Biden also directed the report to examine the energy use associated with so-called proof-of-work and proof-of-stake methods for verifying transactions on open-source blockchains. That examination should include “research into potential mitigating measures and alternative mechanisms of consensus and the design tradeoffs those may entail.”


The order specifically calls for more study of “potential uses of blockchain that could support monitoring or mitigating technologies to climate impacts,” such as verifying carbon offsets. And the paper should consider the “implications for energy policy, including as it relates to grid management and reliability, energy efficiency incentives and standards, and sources of energy supply.”


The interagency group has until Sept. 5 to produce the environmental report.


Rep. Darren Soto (D-Fla.), co-chair of the bipartisan Congressional Blockchain Caucus, and other cryptocurrency advocates have claimed that adding energy-hungry computers that produce new digital tokens could help encourage the construction of new renewable energy projects. But critics, such as Massachusetts Sen. Elizabeth Warren and other Democratic lawmakers, point to instances where cryptocurrency miners have instead propped up aging fossil-fuel-fired power plants that would’ve otherwise been retired (E&E Daily, Feb. 1).


Meanwhile, independent researchers have found that the annual emissions associated with bitcoin—the first and most valuable cryptocurrency—now rival those produced by the entire country of Greece (Greenwire, Feb. 25).

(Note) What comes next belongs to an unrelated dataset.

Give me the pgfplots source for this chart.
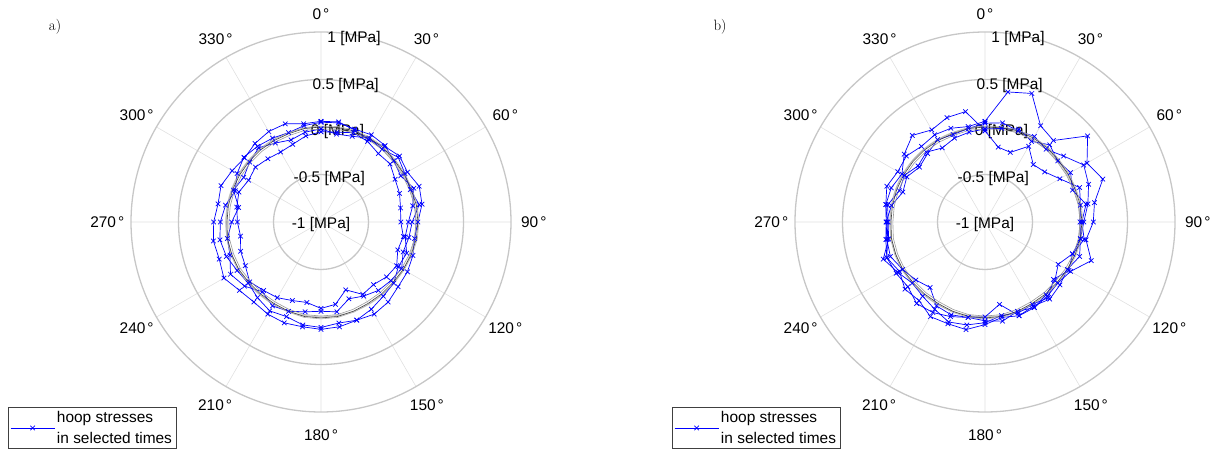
\documentclass[border=0pt]{standalone}
\usepackage{fontspec}
\usepackage{pgfplots}
\usepackage{pgfplotstable}
\pgfplotsset{compat=1.18}
\usepgfplotslibrary{polar}
\newfontfamily\hv{Liberation Sans}
\newcommand\tfont{\hv\fontsize{15.5}{21}\selectfont}

\pgfplotstableread{
t   a1    a2    a3    a4    g1    g2    g3
0   0.06 -0.05  0.05 -0.02  0.00 -0.02 0.01
10  0.07 -0.04  0.06 -0.06  0.01 -0.01 0.02
20  0.03  0.00  0.04 -0.04  0.02  0.00 0.03
30  0.00 -0.02  0.06  0.02  0.02  0.00 0.03
40  0.04 -0.06  0.05  0.00  0.02  0.00 0.03
50  0.08 -0.05  0.00  0.06  0.01 -0.01 0.02
60  0.05 -0.10 -0.03  0.02  0.01 -0.01 0.02
70  0.10 -0.12  0.04  0.00  0.01 -0.01 0.02
80  0.08 -0.15 -0.02  0.05  0.02  0.00 0.03
90  0.02 -0.16 -0.08 -0.04  0.02  0.00 0.03
100 0.00 -0.12 -0.10 -0.06  0.02  0.00 0.03
110 0.03 -0.14 -0.04 -0.08  0.01 -0.01 0.02
120 0.05 -0.08 -0.06 -0.02  0.00 -0.02 0.01
130 0.06 -0.10  0.00 -0.04 -0.01 -0.03 0.00
140 0.10 -0.14  0.02 -0.06 -0.01 -0.03 0.00
150 0.12 -0.12  0.06 -0.10 -0.01 -0.03 0.00
160 0.10 -0.24  0.10 -0.14  0.00 -0.02 0.01
170 0.12 -0.12  0.08 -0.04  0.01 -0.01 0.02
180 0.13 -0.09  0.11 -0.06  0.01 -0.01 0.02
190 0.12 -0.14  0.10 -0.04  0.01 -0.01 0.02
200 0.13 -0.12  0.06  0.00  0.00 -0.02 0.01
210 0.12 -0.08  0.08  0.02 -0.01 -0.03 0.00
220 0.10 -0.06  0.04 -0.04 -0.01 -0.03 0.00
230 0.12 -0.02  0.00  0.05 -0.01 -0.03 0.00
240 0.18 -0.08  0.02  0.10  0.00 -0.02 0.01
250 0.14 -0.10  0.06  0.02  0.00 -0.02 0.01
260 0.15 -0.14  0.08  0.00  0.00 -0.02 0.01
270 0.13 -0.12  0.06 -0.06 -0.01 -0.03 0.00
280 0.10 -0.10  0.02 -0.12 -0.01 -0.03 0.00
290 0.12 -0.08 -0.04 -0.02 -0.01 -0.03 0.00
300 0.08 -0.12  0.02 -0.06 -0.01 -0.03 0.00
310 0.05 -0.10  0.06 -0.02 -0.01 -0.03 0.00
320 0.08 -0.13  0.04  0.02 -0.01 -0.03 0.00
330 0.10 -0.15  0.02 -0.04 -0.01 -0.03 0.00
340 0.10 -0.13  0.00 -0.08 -0.01 -0.03 0.00
350 0.05 -0.08  0.03 -0.04  0.00 -0.02 0.01
360 0.06 -0.05  0.05 -0.02  0.00 -0.02 0.01
}\tabA

\pgfplotstableread{
t   b1    b2    b3    b4
0   0.06 -0.04  0.04 -0.02
10  0.39 -0.20  0.06  0.00
20  0.44 -0.22  0.02  0.04
30  0.17 -0.08  0.04 -0.02
40  0.12 -0.21  0.00  0.06
50  0.41 -0.18  0.08  0.00
60  0.24 -0.09  0.20  0.04
70  0.32  0.06  0.16 -0.02
80  0.17  0.02  0.10  0.08
90  0.14  0.00  0.04  0.02
100 0.08  0.02  0.02  0.06
110 0.19 -0.02  0.06 -0.02
120 0.04 -0.11  0.00  0.02
130 0.00 -0.04  0.03 -0.06
140 0.02  0.00  0.06  0.04
150 0.04  0.04  0.02  0.00
160 0.00  0.05  0.05  0.02
170 0.06 -0.12  0.02  0.00
180 0.04  0.00  0.08  0.06
190 0.02  0.02  0.15  0.10
200 0.06  0.04  0.14  0.12
210 0.10  0.02  0.15  0.06
220 0.12 -0.10  0.08  0.02
230 0.06 -0.05  0.10  0.00
240 0.08  0.00  0.04  0.06
250 0.10  0.06  0.10  0.14
260 0.04  0.05  0.06  0.03
270 0.03  0.04  0.04  0.02
280 0.06  0.06  0.00  0.04
290 0.10  0.05 -0.08 -0.04
300 0.06  0.01 -0.05 -0.02
310 0.08  0.11 -0.10 -0.08
320 0.04  0.19 -0.06 -0.04
330 0.06  0.12  0.00 -0.10
340 0.05  0.17 -0.02 -0.06
350 0.02  0.18  0.00 -0.04
360 0.06 -0.04  0.04 -0.02
}\tabB

\newcommand\dg{\kern2bp°}
\newcommand\anglelabels{%
  \node[font=\tfont] at (axis cs:90,2.19)  {0\dg};
  \node[font=\tfont] at (axis cs:60,2.22)  {30\dg};
  \node[font=\tfont] at (axis cs:30,2.24)  {60\dg};
  \node[font=\tfont] at (axis cs:0,2.24)   {90\dg};
  \node[font=\tfont] at (axis cs:-30,2.24) {120\dg};
  \node[font=\tfont] at (axis cs:-60,2.23) {150\dg};
  \node[font=\tfont] at (axis cs:-90,2.24) {180\dg};
  \node[font=\tfont] at (axis cs:-120,2.23) {210\dg};
  \node[font=\tfont] at (axis cs:-150,2.24) {240\dg};
  \node[font=\tfont] at (axis cs:-180,2.25) {270\dg};
  \node[font=\tfont] at (axis cs:-210,2.24) {300\dg};
  \node[font=\tfont] at (axis cs:-240,2.22) {330\dg};
  \node[font=\tfont, yshift=-2.5bp] at (axis cs:80,0) {-1 [MPa]};
  \node[font=\tfont, yshift=-3.5bp] at (axis cs:80,0.5) {-0.5 [MPa]};
  \node[font=\tfont, yshift=-3.5bp] at (axis cs:80,1) {0 [MPa]};
  \node[font=\tfont, yshift=-3.5bp] at (axis cs:80,1.5) {0.5 [MPa]};
  \node[font=\tfont, yshift=-3.5bp] at (axis cs:80,2) {1 [MPa]};
}

\pgfplotsset{
  hoop/.style={blue, line width=0.7bp, mark=x, mark size=3.2bp, mark options={solid, line width=0.7bp}},
  gr/.style={line width=0.6bp, no marks, forget plot},
  mypolar/.style={
    scale only axis, width=380bp, height=380bp, anchor=center,
    xmin=0, xmax=360, ymin=0, ymax=2, clip=false,
    xtick={0,30,...,330}, xticklabels={},
    ytick={0.5,1,1.5,2}, yticklabels={},
    grid=major,
    x grid style={black!12, line width=0.6bp},
    y grid style={black!22, line width=1.3bp},
    axis line style={draw=none},
    major tick length=0pt,
    x filter/.expression={90-x},
    y filter/.expression={y+1},
    legend cell align=left,
    legend style={at={(-0.3237,-0.0974)}, anchor=south west, draw=black!75, line width=0.6bp,
      font=\tfont, inner sep=2bp},
    legend image code/.code={\path (0bp,-15.5bp); \draw[mark repeat=2,mark phase=2,##1] plot coordinates {(0bp,0bp) (22bp,0bp) (44bp,0bp)};},
  }
}
\newcommand\legtext{\vbox{\hbox{hoop stresses}\hbox{in selected times}}}

\begin{document}
\begin{tikzpicture}
\begin{polaraxis}[mypolar, at={(321bp,231bp)}]
  \anglelabels
  \addplot[hoop] table[x=t,y=a1] {\tabA};
  \addlegendentry{\legtext}
  \addplot[hoop, forget plot] table[x=t,y=a2] {\tabA};
  \addplot[hoop, forget plot] table[x=t,y=a3] {\tabA};
  \addplot[hoop, forget plot] table[x=t,y=a4] {\tabA};
  \addplot[gr, black!40] table[x=t,y=g2] {\tabA};
  \addplot[gr, black!75] table[x=t,y=g1] {\tabA};
  \addplot[gr, black!30] table[x=t,y=g3] {\tabA};
\end{polaraxis}
\begin{polaraxis}[mypolar, at={(985bp,231bp)}]
  \anglelabels
  \addplot[hoop] table[x=t,y=b1] {\tabB};
  \addlegendentry{\legtext}
  \addplot[hoop, forget plot] table[x=t,y=b2] {\tabB};
  \addplot[hoop, forget plot] table[x=t,y=b3] {\tabB};
  \addplot[hoop, forget plot] table[x=t,y=b4] {\tabB};
  \addplot[gr, black!40] table[x=t,y=g2] {\tabA};
  \addplot[gr, black!75] table[x=t,y=g1] {\tabA};
  \addplot[gr, black!30] table[x=t,y=g3] {\tabA};
\end{polaraxis}
\node[font=\fontsize{15}{17}\selectfont] at (55bp,426bp) {a)};
\node[font=\fontsize{15}{17}\selectfont] at (720bp,426bp) {b)};
\pgfresetboundingbox
\path[use as bounding box] (0,0) rectangle (1217bp,453bp);
\end{tikzpicture}
\end{document}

Biden’s digital assets order was primarily focused on protecting U.S. citizens from cryptocurrency financial risks, reducing their use in illicit activity such as ransomware schemes that have shut down major energy infrastructure and maintaining the primacy of the U.S. dollar in the global financial system.


The presidential directive also placed “the highest urgency on research and development efforts into the potential design and deployment” of a U.S. government-issued central bank digital currency. China is one of more than 100 countries that is already exploring or piloting the use of CBDCs, which are a digital form of their sovereign currency.